Not surprisingly, Kavanagh came to this provocative subject matter because of the devastating tsunami that struck Southeast Asia in December, 2004. Artists frequently feel a visceral need to respond to a crisis. But as a sculptor, she had been prepared for such response long before. Her father, George Kubler, was a prominent art historian who is widely known for his book, The Shape of Time. Kubler was inspired by an earlier book, The Life of Forms in Art, by Henri Focillon, that he had translated from the French. Both books assert that all shapes, art works, artifacts and even tools are bound by shared concepts over a certain period of time, independent of style. Naturally, Kavanagh grew up imbued with ideas about shape and form. When, after a career in teaching and raising a family, she turned to making sculpture, it was of a kind that expresses the essence of form in a declarative way. The body of work just preceding the TSUNAMIS, called “The Shape of Time,” was exhibited in the 2005 Venice Biennale where Kavanagh represented the US Virgin Islands Council on the Arts. Her sculptures in that series assume a variety of abstract shapes that often allude to realistic objects. George Kubler was a pioneer in the field of Pre-Columbian art, and one of Kavanagh’s pieces, CHACMOOL, wittily refers to a reclining figure that is prevalent in Pre-Columbian sculpture. She has also decorously commemorated THE FOUR SEASONS, and pre-tsunami, the sea found its way into her work as shell forms. Her work has clearly been influenced by the elegant band of early modern sculptors that includes Brancusi, Henry Moore, Barbara Hepworth and Isamu Noguchi. Their work is recognized as the most elevated sculpture of the past century. But with her TSUNAMIS Kavanagh has dismissed the lofty tone. A sense of urgency is in its place. She takes the temperature of our unsettled times and a sense of purity about the work that inspired her has undergone a transformation. The TSUNAMIS are accelerated and convey the onrush of contemporary life. In the widest sense. One might be reminded of the ideal of speed that characterized the edginess of futurism at the beginning of the last century.

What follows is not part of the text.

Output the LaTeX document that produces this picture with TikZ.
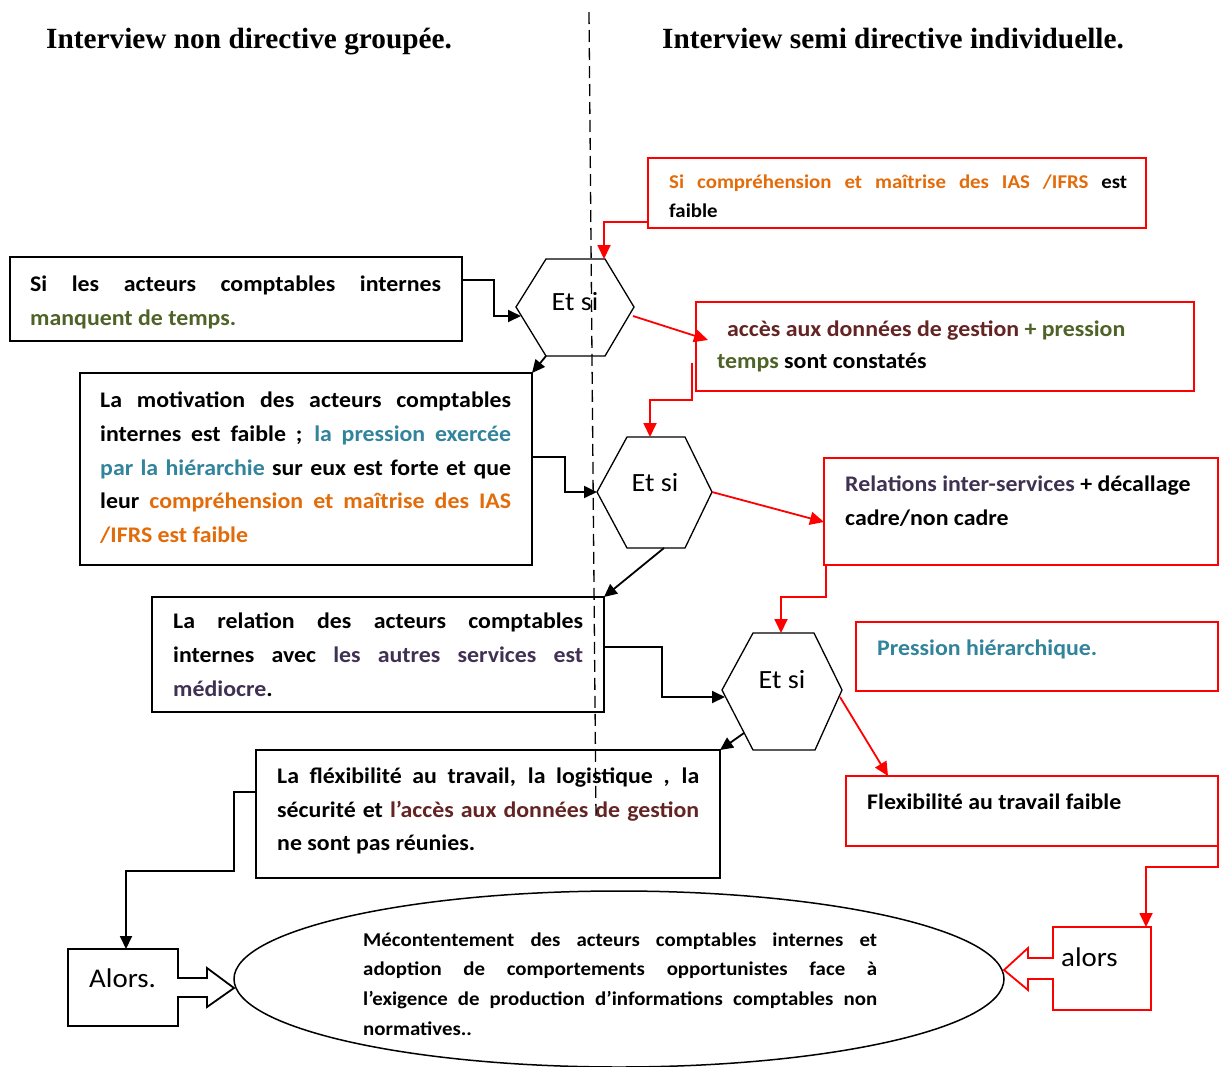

Kavanagh’s TSUNAMI sculptures have sharper edges than do the characteristic works of her forebears. In describing the mechanics of a tsunami, the artist says that they slice up what is in their path. The sculptures feature a natural dynamic: the immense arching wave by which a tsunami first makes its presence felt, is followed by what she refers to as a “splash back,” a smaller wave that goes in the opposite direction. It is especially potent for being so concerted. The various embodiments of the wave and the ‘splash back’ tango in different ways. Sometimes the ‘splash back’ seems an appendage, but in one piece, wave and ‘splash back’ meet each other head on in what looks like a kiss. The sculptures’ color is important; Kavanagh has chosen various blues to reflect the changing tonality of the sea. The color is auto body paint applied to plaster-covered Styrofoam, certainly an innovation.
Kavanagh wants to send the TSUNAMIS, scaled up to public sculpture size, out into the world. They might have the totally positive effect of raising awareness as well as monetary funds for victims. The exalting of something awful is a seeming contradiction that might be difficult to assimilate. But it’s the kind of singular tension that the highest art embraces.